‘Get Up! Stand Up! Show Up!’: How NIAF is showing Sydney the way

It is a place where art and stories are exchanged, where buyers can meet remote artists. Best of all, it is where you can buy art that is being sold ethically.’ Writer Christopher Raja was here discussing twenty-five years of the ‘Desert Mob’ exhibition and marketplace at Alice Springs’s Araluen Arts Centre in 2015, but this pursuit of a meaningful and sustainable platform for First Nations culture has become the aspiring template for all Aboriginal and Torres Strait Islander art fairs across the country. 

‘Desert Mob’ has spawned a variety of marketplaces in the decades since, each inflected with their own particular sense of character and place: for instance, the Darwin Aboriginal Art Fair, established in 2007, has more recently introduced fashion parades; while the Cairns Indigenous Art Fair, begun in 2009, this year extends to a night of stand-up comedy. The newest offspring is the National Indigenous Art Fair (NIAF) which, since 2018, has been presenting a more intimate taste of First Nations culture (showcasing the work of around 30 art centres and collectives compared to over 70 in Darwin), but on prime Sydney real estate.  

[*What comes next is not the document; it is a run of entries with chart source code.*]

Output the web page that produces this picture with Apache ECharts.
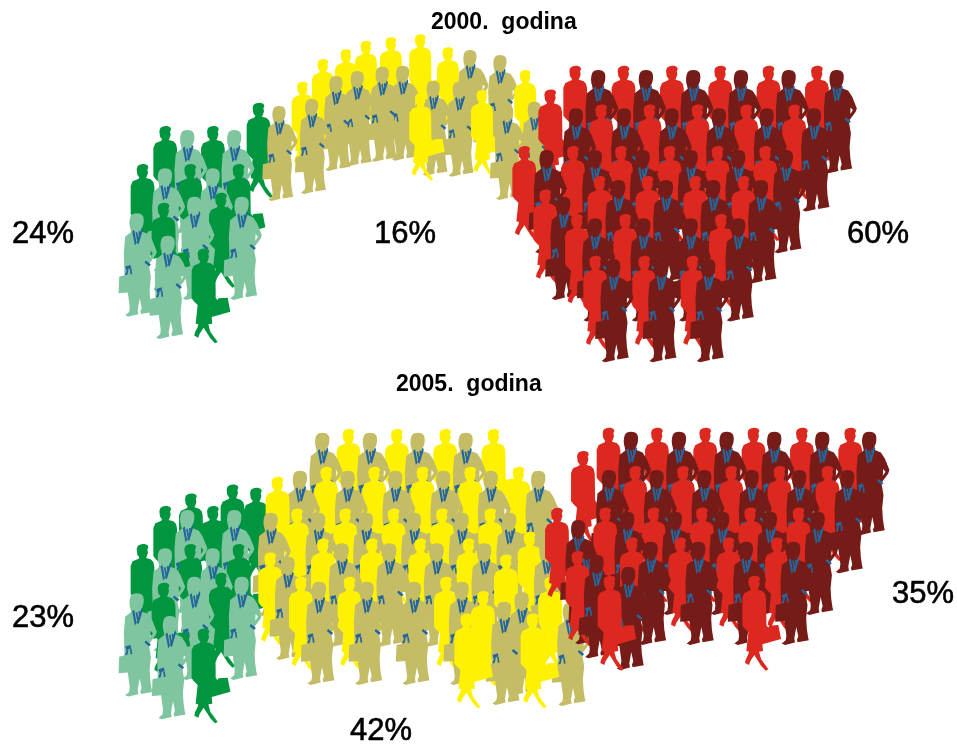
<!DOCTYPE html>
<html><head><meta charset="utf-8">
<style>html,body{margin:0;padding:0;background:#fff}#c{width:957px;height:745px}</style>
<script src="https://cdn.jsdelivr.net/npm/echarts@6/dist/echarts.min.js"></script></head>
<body><div id="c"></div>
<script>
// Head-top position of each figure, on a 957 x 745 sheet scale.
const green2000Women=[[165,126],[212.7,126],[142.3,164],[190,164],[238.3,164],[163.3,202.7],[220.7,192.7],[203.3,248.3],[258.3,102.7]];
const green2000Men=[[187.3,130],[234.3,130],[165,168.3],[212.7,168.3],[194.3,196.7],[241.7,196.7],[136.7,213.3],[167.7,235.7]];
const yellow2000Women=[[302.3,81.7],[322.7,59],[345.7,49.3],[365.7,40.7],[390.7,37.3],[420,34.3],[447.7,47.3],[525,70],[420,93.3],[481.7,90]];
const yellow2000Men=[[279,106],[311.7,99],[336,76],[357.3,71],[382.3,66.7],[402.7,65.7],[433.3,80.7],[470,50],[500,55],[459.3,81.7],[506.7,105],[534.3,101.7]];
const red2000Women=[[575,65.7],[623.3,65.7],[671.7,65.7],[720,65.7],[768.3,65.7],[816.7,65.7],[601,104.3],[649.3,104.3],[697.3,104.3],[746,104.3],[794,104.3],[572.7,146],[620.7,146],[669.3,146],[717.3,146],[765,146],[550,89.3],[524,146],[545,189.3],[599.3,176],[647.3,176],[695,176],[743.3,176],[576.7,214],[625,214],[720.7,214],[595,255.7],[644,255.7],[692.3,255.7]];
const red2000Men=[[598.3,70],[646,70],[693.3,70],[741,70],[788.7,70],[836.7,70],[576,108.3],[624,108.3],[671.7,108.3],[719,108.3],[766.7,108.3],[814,108.3],[546.7,150],[595,150],[642.7,150],[690.7,150],[738.3,150],[786,150],[618.3,180],[666,180],[713.3,180],[761,180],[563.3,196.7],[595,218.3],[643.3,218.3],[690.7,218.3],[738.3,218.3],[613.3,259],[661,259],[708.3,259]];
const green2005Women=[[165,506],[212.7,506],[142.3,544],[190,544],[238.3,544],[163.3,582.7],[220.7,572.7],[203.3,628.3],[190.7,493.3],[232.3,484.3],[255.7,487.7]];
const green2005Men=[[187.3,510],[234.3,510],[165,548.3],[212.7,548.3],[194.3,576.7],[241.7,576.7],[136.7,593.3],[170,616]];
const yellow2005Women=[[348.3,429],[396.7,429],[445,429],[493.3,429],[326,466.7],[374,466.7],[422.3,466.7],[470,466.7],[518.3,466.7],[277.3,476.7],[296.7,508.3],[345,508.3],[393.3,508.3],[441.7,508.3],[490,508.3],[322.7,538.3],[371.7,538.3],[420,538.3],[468.3,538.3],[529.3,531.7],[270,552.3],[300.7,576.7],[349.3,576.7],[445.7,576.7],[550,576.7],[505.7,554.3],[482.7,591],[466,613.3],[532.3,613.3]];
const yellow2005Men=[[322.3,432.7],[370,432.7],[417.7,432.7],[465.7,432.7],[300,470.7],[347.7,470.7],[395.3,470.7],[443.3,470.7],[490.7,470.7],[538.3,470.7],[270.7,512.7],[318.3,512.7],[366,512.7],[414,512.7],[461.7,512.7],[509.3,512.7],[341.7,543.3],[389.3,543.3],[436.7,543.3],[484.3,543.3],[546.7,543],[287.7,556.7],[319,581.7],[366.7,581.7],[414,581.7],[461.7,581.7],[521.7,592],[504,601.7],[570,602.7]];
const red2005Women=[[608.3,427.7],[656.7,427.7],[705,427.7],[753.3,427.7],[801.7,427.7],[850,427.7],[582.7,451],[635,466],[682.7,466],[731,466],[779.3,466],[827.3,466],[605,507.3],[653.3,507.3],[701.7,507.3],[750,507.3],[798.3,507.3],[556.7,507.7],[631.7,537.3],[680,537.3],[728.3,537.3],[776.7,537.3],[577.3,551],[609.3,575.7],[754,575.7]];
const red2005Men=[[631,431.7],[679,431.7],[726.7,431.7],[774.3,431.7],[822.3,431.7],[869.3,431.7],[609,470],[656.7,470],[704.3,470],[751.7,470],[799.3,470],[847.3,470],[627.3,511.7],[675,511.7],[722.3,511.7],[770,511.7],[817.7,511.7],[578.3,520],[586.7,541],[650.7,541.7],[698.3,541.7],[746,541.7],[793.3,541.7],[596.7,555],[628.3,566.7]];
const shareLabels2000=['24%','16%','60%'];
const shareLabels2005=['23%','42%','35%'];
const panelTitles=['2000.  godina','2005.  godina'];

const WOMAN='path://M0 0L0 0ZM116 285L116 285ZM20 8C26 -2 46 -2 52 6C54 10 52 14 50 16L52 26L48 38L46 42L60 46L68 54L71 68L72 130L72 148L78 156L80 150L108 148L116 190L60 206L62 226L50 228L56 250L78 281L70 285L56 270L36 238L24 256L20 268L8 262L10 252L18 236L20 228L12 226L18 170L6 158L0 150L0 66L6 52L24 44L26 40L20 32L18 16Z';
const MAN='path://M0 0L0 0ZM115 310L115 310ZM36 10C40 -4 70 -4 75 10C78 20 76 34 72 42L68 50L70 54L90 62L102 80L116 115L112 126L94 150L92 156L98 190L94 230L96 262L100 288L102 296L68 302L66 294L70 284L64 256L58 290L60 303L30 310L20 306L32 296L34 282L28 238L0 240L2 190L18 186L16 120L20 70L38 56L36 46C32 36 32 20 36 10ZM97 112L96 132L104 120Z';
const TRIM='path://M0 0L0 0ZM115 310L115 310ZM41 54L47 50L54 90L49 97ZM69 45L73 50L60 93L54 88ZM51 58L56 56L61 82L56 84ZM60 54L65 54L65 76L61 78ZM20 160L36 155L38 164L23 171ZM25 170L30 170L26 185L19 185ZM34 166L39 166L41 183L36 183ZM78 148L82 142L97 154L92 160Z';
const BLUE='#22669c';
function figures(name,women,men,colW,colM,scale){
  const list=women.map(p=>({p,k:'w'})).concat(men.map(p=>({p,k:'m'}))).sort((a,b)=>a.p[1]-b.p[1]);
  const data=[];
  list.forEach(f=>{
    if(f.k==='w'){
      data.push({value:f.p,symbol:WOMAN,symbolSize:[38.7*scale,95*scale],symbolOffset:[7.7*scale,47.5*scale],itemStyle:{color:colW,opacity:1}});
    }else{
      const size=[38.3*scale,103.3*scale],off=[1*scale,51.6*scale];
      data.push({value:f.p,symbol:MAN,symbolSize:size,symbolOffset:off,itemStyle:{color:colM,opacity:1}});
      data.push({value:f.p,symbol:TRIM,symbolSize:size,symbolOffset:off,itemStyle:{color:BLUE,opacity:1}});
    }
  });
  return {type:'scatter',name,data,silent:true,progressive:0,large:false};
}
const series=[
  figures('2000 green',green2000Women,green2000Men,'#009640','#7fc5a0',1),
  figures('2000 yellow',yellow2000Women,yellow2000Men,'#fff200','#c5bc66',0.92),
  figures('2000 red',red2000Women,red2000Men,'#dc281e','#761c18',1),
  figures('2005 green',green2005Women,green2005Men,'#009640','#7fc5a0',1),
  figures('2005 yellow',yellow2005Women,yellow2005Men,'#fff200','#c5bc66',1),
  figures('2005 red',red2005Women,red2005Men,'#dc281e','#761c18',1)
];
const pct={fontFamily:'Liberation Sans',fontSize:31,fontWeight:'normal',color:'#000',textBorderColor:'#000',textBorderWidth:0.6};
const ttl={fontFamily:'Liberation Sans',fontSize:23,fontWeight:'bold',color:'#000'};
function t(text,x,y,style){return {text,left:x,top:y,padding:0,textStyle:style};}
const chart=echarts.init(document.getElementById('c'),null,{renderer:'canvas'});
chart.setOption({
  animation:false,backgroundColor:'#fff',
  grid:{left:0,right:0,top:0,bottom:0},
  xAxis:{type:'value',min:0,max:957,show:false},
  yAxis:{type:'value',min:0,max:745,inverse:true,show:false},
  title:[
    t(panelTitles[0],431,11,ttl),t(panelTitles[1],396,373,ttl),
    t(shareLabels2000[0],12,219,pct),t(shareLabels2000[1],374,219,pct),t(shareLabels2000[2],847,219,pct),
    t(shareLabels2005[0],12,603,pct),t(shareLabels2005[1],350,716,pct),t(shareLabels2005[2],892,579,pct)
  ],
  series
});
</script></body></html>
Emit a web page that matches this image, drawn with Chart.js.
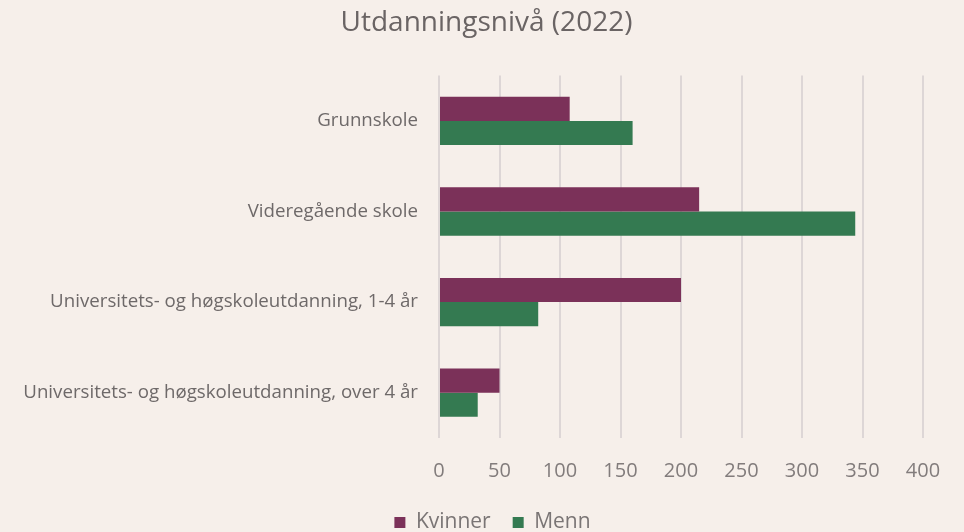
<!DOCTYPE html>
<html><head><meta charset="utf-8">
<script src="https://cdn.jsdelivr.net/npm/chart.js@4"></script>
<style>html,body{margin:0;padding:0;background:#F6EFEA;}#wrap{width:964px;height:532px;}</style>
</head><body><div id="wrap"><canvas id="c" width="964" height="532"></canvas></div>
<script>
const categories = ["Grunnskole","Videregående skole","Universitets- og høgskoleutdanning, 1-4 år","Universitets- og høgskoleutdanning, over 4 år"];
const kvinner = [108, 215, 200, 50];
const menn = [160, 344, 82, 32];
const seriesNames = ["Kvinner","Menn"];
const xTicks = [0,50,100,150,200,250,300,350,400];
const FONT = "'Open Sans', Lato, sans-serif";
const shiftBlocks = {
  id: 'shiftBlocks',
  afterLayout(chart) {
    if (chart.titleBlock) chart.titleBlock.left += 45;
    if (chart.legend) chart.legend.left += 57;
  }
};
new Chart(document.getElementById('c'), {
  type: 'bar',
  data: {
    labels: categories,
    datasets: [
      {label: seriesNames[0], data: kvinner, backgroundColor: '#7B3159', categoryPercentage: 0.533, barPercentage: 1},
      {label: seriesNames[1], data: menn, backgroundColor: '#347A51', categoryPercentage: 0.533, barPercentage: 1}
    ]
  },
  plugins: [shiftBlocks],
  options: {
    indexAxis: 'y',
    responsive: false,
    animation: false,
    layout: {padding: {left: 5, right: 41, top: 6, bottom: -11}},
    plugins: {
      title: {display: true, text: 'Utdanningsnivå (2022)', color: '#6A6464', font: {family: FONT, size: 28, weight: 'normal'}, padding: {top: 0, bottom: 36}},
      legend: {position: 'bottom', labels: {color: '#7A7575', font: {family: FONT, size: 21}, boxWidth: 11, boxHeight: 11, padding: 22}},
      tooltip: {enabled: false}
    },
    scales: {
      x: {
        min: 0, max: 400,
        afterBuildTicks: (s) => { s.ticks = xTicks.map(v => ({value: v})); },
        ticks: {color: '#827C7C', font: {family: FONT, size: 20}, padding: 21},
        grid: {color: '#DDD6D6', lineWidth: 2, drawTicks: false},
        border: {display: false},
        afterFit: (s) => { s.height = 52; }
      },
      y: {
        ticks: {color: '#6E6969', font: {family: FONT, size: 18.7}, padding: 13},
        grid: {display: false},
        border: {display: false},
        afterFit: (s) => { s.width = 434; }
      }
    }
  }
});
</script></body></html>
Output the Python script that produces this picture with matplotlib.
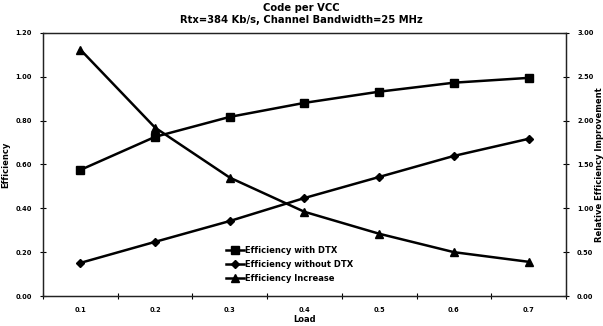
import numpy as np
import matplotlib

matplotlib.use("Agg")
import matplotlib.pyplot as plt  # noqa: E402
from matplotlib.ticker import FixedLocator, FormatStrFormatter  # noqa: E402

# Data
loads = ["0.1", "0.2", "0.3", "0.4", "0.5", "0.6", "0.7"]
eff_with_dtx = [0.575, 0.726, 0.817, 0.881, 0.932, 0.973, 0.995]
eff_without_dtx = [0.151, 0.247, 0.342, 0.447, 0.543, 0.639, 0.717]
eff_increase = [2.81, 1.92, 1.35, 0.96, 0.71, 0.50, 0.39]

plt.rcParams["font.family"] = ["DejaVu Sans"]
plt.rcParams["font.weight"] = "bold"

fig = plt.figure(figsize=(6.03, 3.26), dpi=100)
ax = fig.add_axes([0.0713, 0.092, 0.8673, 0.807])
ax2 = ax.twinx()

x = np.arange(len(loads))
lw = 1.8
h1, = ax.plot(x, eff_with_dtx, color="black", lw=lw, marker="s", markersize=5.5,
              label="Efficiency with DTX")
h2, = ax.plot(x, eff_without_dtx, color="black", lw=lw, marker="D", markersize=4,
              label="Efficiency without DTX")
h3, = ax2.plot(x, eff_increase, color="black", lw=lw, marker="^", markersize=6,
               label="Efficiency Increase")

ax.set_xlim(-0.5, len(loads) - 0.5)
ax.set_ylim(0, 1.2)
ax2.set_ylim(0, 3.0)
ax.set_yticks(np.arange(0, 1.21, 0.2))
ax2.set_yticks(np.arange(0, 3.01, 0.5))
ax.yaxis.set_major_formatter(FormatStrFormatter("%.2f"))
ax2.yaxis.set_major_formatter(FormatStrFormatter("%.2f"))

# category axis: labels centred, tick marks between categories
ax.set_xticks(x)
ax.set_xticklabels(loads)
ax.tick_params(axis="x", which="major", length=0, pad=8)
ax.xaxis.set_minor_locator(FixedLocator(np.arange(-0.5, len(loads), 1.0)))
ax.tick_params(axis="x", which="minor", length=4, direction="inout", width=0.8)
ax.tick_params(axis="y", length=4, direction="inout", width=0.8, pad=6)
ax2.tick_params(axis="y", length=4, direction="inout", width=0.8, pad=6)

for a in (ax, ax2):
    for lab in a.get_xticklabels() + a.get_yticklabels():
        lab.set_fontsize(4.8)
        lab.set_fontweight("bold")
    for sp in a.spines.values():
        sp.set_linewidth(0.9)
        sp.set_color("#222222")

ax.set_xlabel("Load", fontsize=6, fontweight="bold", labelpad=1)
ax.set_ylabel("Efficiency", fontsize=6, fontweight="bold")
ax.yaxis.set_label_coords(-0.063, 0.5)
ax2.set_ylabel("Relative Efficiency Improvement", fontsize=6, fontweight="bold")
ax2.yaxis.set_label_coords(1.055, 0.5)

fig.suptitle("Code per VCC\nRtx=384 Kb/s, Channel Bandwidth=25 MHz",
             fontsize=7.2, fontweight="bold", y=0.99, linespacing=1.25)

leg = ax.legend(handles=[h1, h2, h3], loc="lower left",
                bbox_to_anchor=(0.335, 0.02), frameon=False,
                handlelength=2.2, handletextpad=0.15, labelspacing=0.6,
                prop={"weight": "bold", "size": 6})

fig.savefig("out.png", dpi=100)
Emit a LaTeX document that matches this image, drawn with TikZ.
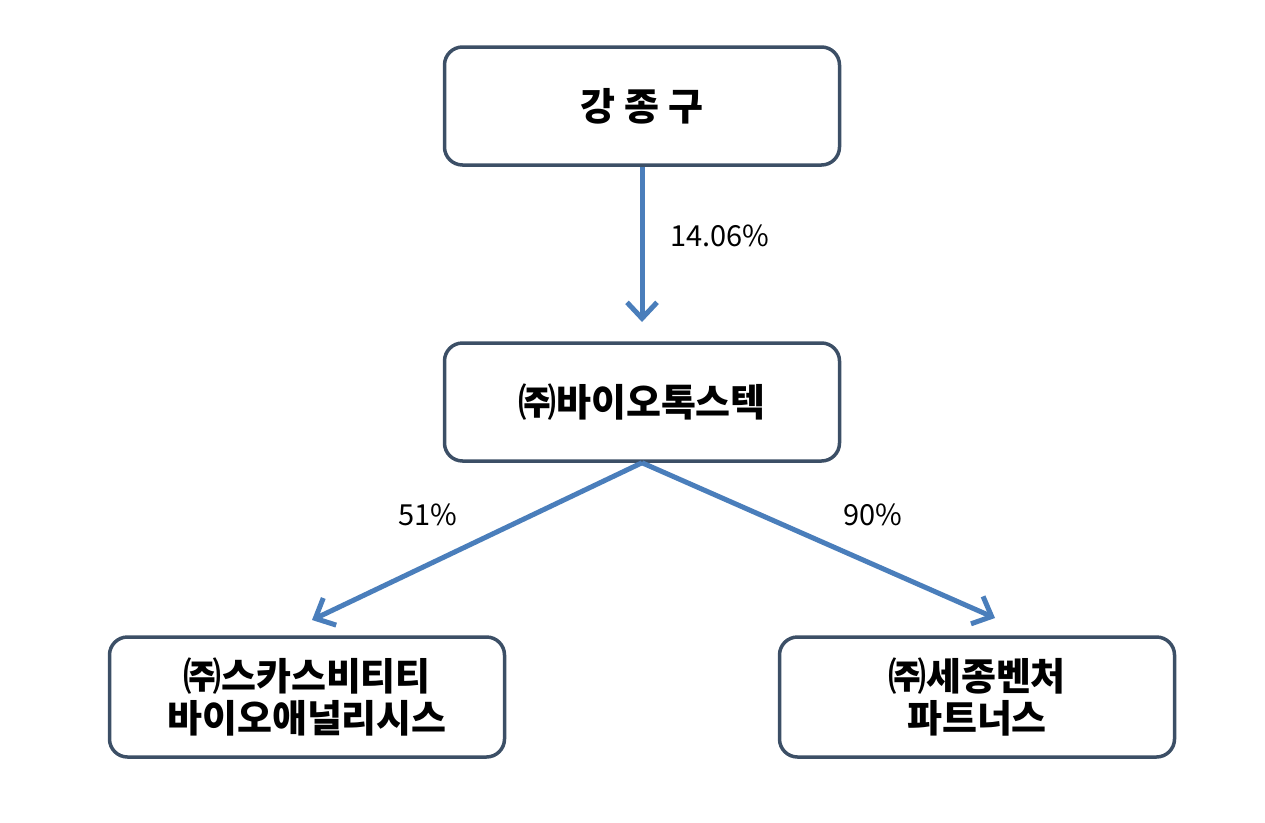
\documentclass[tikz,border=0pt]{standalone}
\usepackage{fontspec}
\newfontfamily\kr{Noto Sans CJK KR}
\usetikzlibrary{arrows.meta}
\definecolor{bord}{HTML}{3C4F66}
\definecolor{arr}{HTML}{4A7EBB}
\begin{document}
\begin{tikzpicture}[x=1pt,y=-1pt,
  box/.style={draw=bord,line width=3.5pt,rounded corners=18pt,minimum width=395pt,minimum height=118pt,align=center,font=\kr\bfseries\fontsize{38}{46}\selectfont},
  conn/.style={draw=arr,line width=5pt,-{Straight Barb[length=16pt,width=30pt,line width=5pt]}},
  lab/.style={font=\kr\fontsize{29}{34}\selectfont}]
\useasboundingbox (0,0) rectangle (1265,822);
\node[box] (a) at (642,106) {강 종 구};
\node[box] (b) at (642,402) {㈜바이오톡스텍};
\node[box,minimum height=120pt] (c) at (307,697) {㈜스카스비티티\\[-4pt]바이오애널리시스};
\node[box,minimum height=120pt] (d) at (977,697) {㈜세종벤처\\[-4pt]파트너스};
\coordinate (ae) at (642,322);
\coordinate (ce) at (312,620);
\coordinate (de) at (995,618);
\draw[conn] (a.south) -- (ae);
\draw[conn] (b.south) -- (ce);
\draw[conn] (b.south) -- (de);
\node[lab] (l1) at (720,236) {14.06\%};
\node[lab] (l2) at (428,515) {51\%};
\node[lab] (l3) at (873,515) {90\%};
\end{tikzpicture}
\end{document}
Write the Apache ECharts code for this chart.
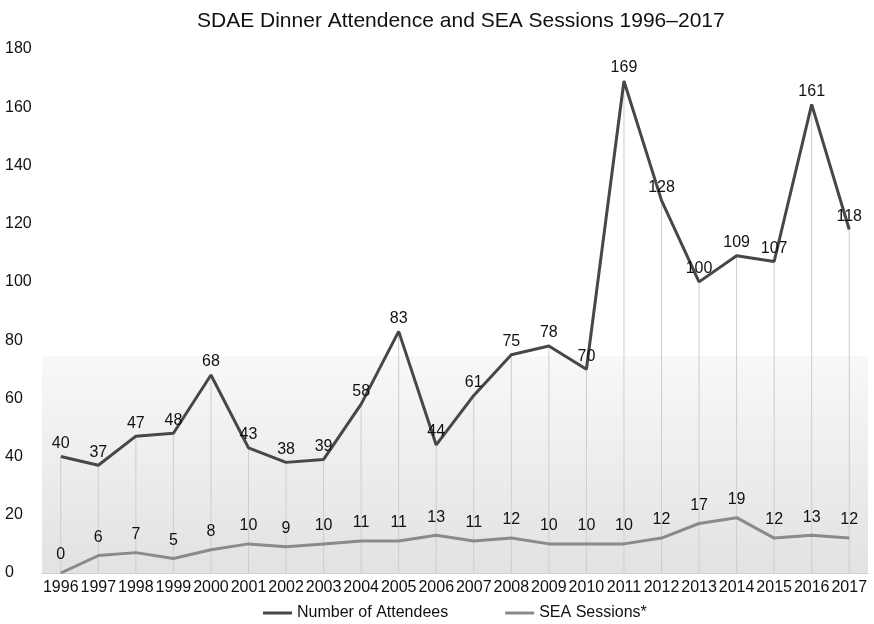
<!DOCTYPE html>
<html>
<head>
<meta charset="utf-8">
<script src="https://cdn.jsdelivr.net/npm/echarts@6/dist/echarts.min.js"></script>
<style>html,body{margin:0;padding:0;background:#fff}#c{width:874px;height:624px}</style>
</head>
<body>
<div id="c"></div>
<script>
const years = ['1996','1997','1998','1999','2000','2001','2002','2003','2004','2005','2006','2007','2008','2009','2010','2011','2012','2013','2014','2015','2016','2017'];
const attendees = [40,37,47,48,68,43,38,39,58,83,44,61,75,78,70,169,128,100,109,107,161,118];
const seaSessions = [0,6,7,5,8,10,9,10,11,11,13,11,12,10,10,10,12,17,19,12,13,12];
const yTicks = {min:0, max:180, interval:20};
const titleText = 'SDAE Dinner Attendence and SEA Sessions 1996\u20132017';
const seriesNames = ['Number of Attendees','SEA Sessions*'];

const font = 'Helvetica, "Liberation Sans", Arial, sans-serif';
const chart = echarts.init(document.getElementById('c'), null, {renderer:'canvas'});
chart.setOption({
  animation:false,
  backgroundColor:'#fff',
  title:{text:titleText,left:192,top:6,textStyle:{fontFamily:font,fontSize:21,fontWeight:'normal',color:'#111'}},
  legend:{
    data:seriesNames.map(n=>({name:n,icon:'rect'})),
    left:258, top:600, itemWidth:29, itemHeight:3, itemGap:57,
    textStyle:{fontFamily:font,fontSize:16,color:'#111'}
  },
  grid:{left:42,right:6,top:49,bottom:51,containLabel:false},
  xAxis:{
    type:'category', data:years, boundaryGap:true,
    axisLine:{show:true,lineStyle:{color:'#cfcfcf',width:1}},
    axisTick:{show:false},
    axisLabel:{interval:0,margin:7,fontFamily:font,fontSize:16,color:'#111'},
    splitLine:{show:false}
  },
  yAxis:{
    type:'value', min:yTicks.min, max:yTicks.max, interval:yTicks.interval,
    axisLine:{show:false}, axisTick:{show:false}, splitLine:{show:false},
    axisLabel:{align:'left',margin:37,fontFamily:font,fontSize:16,color:'#111'}
  },
  series:[
    {
      name:'drop', type:'bar', data:attendees, barWidth:1, silent:true, z:1,
      itemStyle:{color:'#cdcdcd'},
      markArea:{silent:true,itemStyle:{color:{type:'linear',x:0,y:0,x2:0,y2:1,colorStops:[{offset:0,color:'#f8f8f8'},{offset:1,color:'#e2e2e2'}]}},
        data:[[{yAxis:74.5},{yAxis:0}]]}
    },
    {
      name:seriesNames[0], type:'line', data:attendees, showSymbol:true, symbol:'circle', symbolSize:0.01, z:3,
      lineStyle:{color:'#474747',width:3}, itemStyle:{color:'#474747'},
      label:{show:true,position:'top',distance:5,fontFamily:font,fontSize:16,color:'#111'}
    },
    {
      name:seriesNames[1], type:'line', data:seaSessions, showSymbol:true, symbol:'circle', symbolSize:0.01, z:3,
      lineStyle:{color:'#8a8a8a',width:3}, itemStyle:{color:'#8a8a8a'},
      label:{show:true,position:'top',distance:10,fontFamily:font,fontSize:16,color:'#111'}
    }
  ]
});
</script>
</body>
</html>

Held at the Overseas Passenger Terminal in the Rocks on the eve of this year’s NAIDOC Week, NIAF is also the first physical Indigenous fair since a series of lockdowns closed off Australia’s remote art centres in 2020. Embracing NAIDOC’s theme of ‘Get Up! Stand Up! Show Up!’, this year’s edition of NIAF imparts the art experience with holistic public programming that includes a communal weaving circle and culinary demonstrations from Indigenous chef Matt Atkins (Malyangapa and Barkindji Wiimpitja) and outfit Mirritya Mundya (Ngarrigu). 

‘We might be a tiny organisation sitting in La Perouse,’ says Peter Cooley, the Bidjigal CEO of First Hand Solutions that runs the fair along with the local Blak Markets, ‘but our reach goes right across the most remote communities in Australia. For some, the art centre is the only opportunity economically and for employment in those communities, and it is an absolute pleasure for us to be able to support those guys and bring them to Sydney – the biggest market in Australia.’ 

Cooley was speaking at the launch of ‘Heart in Art’, a NIAF satellite exhibition at the harbourside Woollahra Gallery at Redleaf that mixes classic desert painting from the APY Art Centre Collective with extraordinary pandanus weavings and stringybark works from Bula’bula Arts at Ramingining, showing how the best Aboriginal art can easily upstage any Sydney water view. ‘I hope it goes on for a while,’ said Cooley of First Hand’s art project, ‘and it just gets bigger and bigger.’ 

Michael Fitzgerald, Sydney  

The National Indigenous Art Fair is at the Overseas Passenger Terminal, Sydney, from 2–3 July 2022; ‘Heart in Art’ is on display at Woollahra Gallery at Redleaf until 10 July.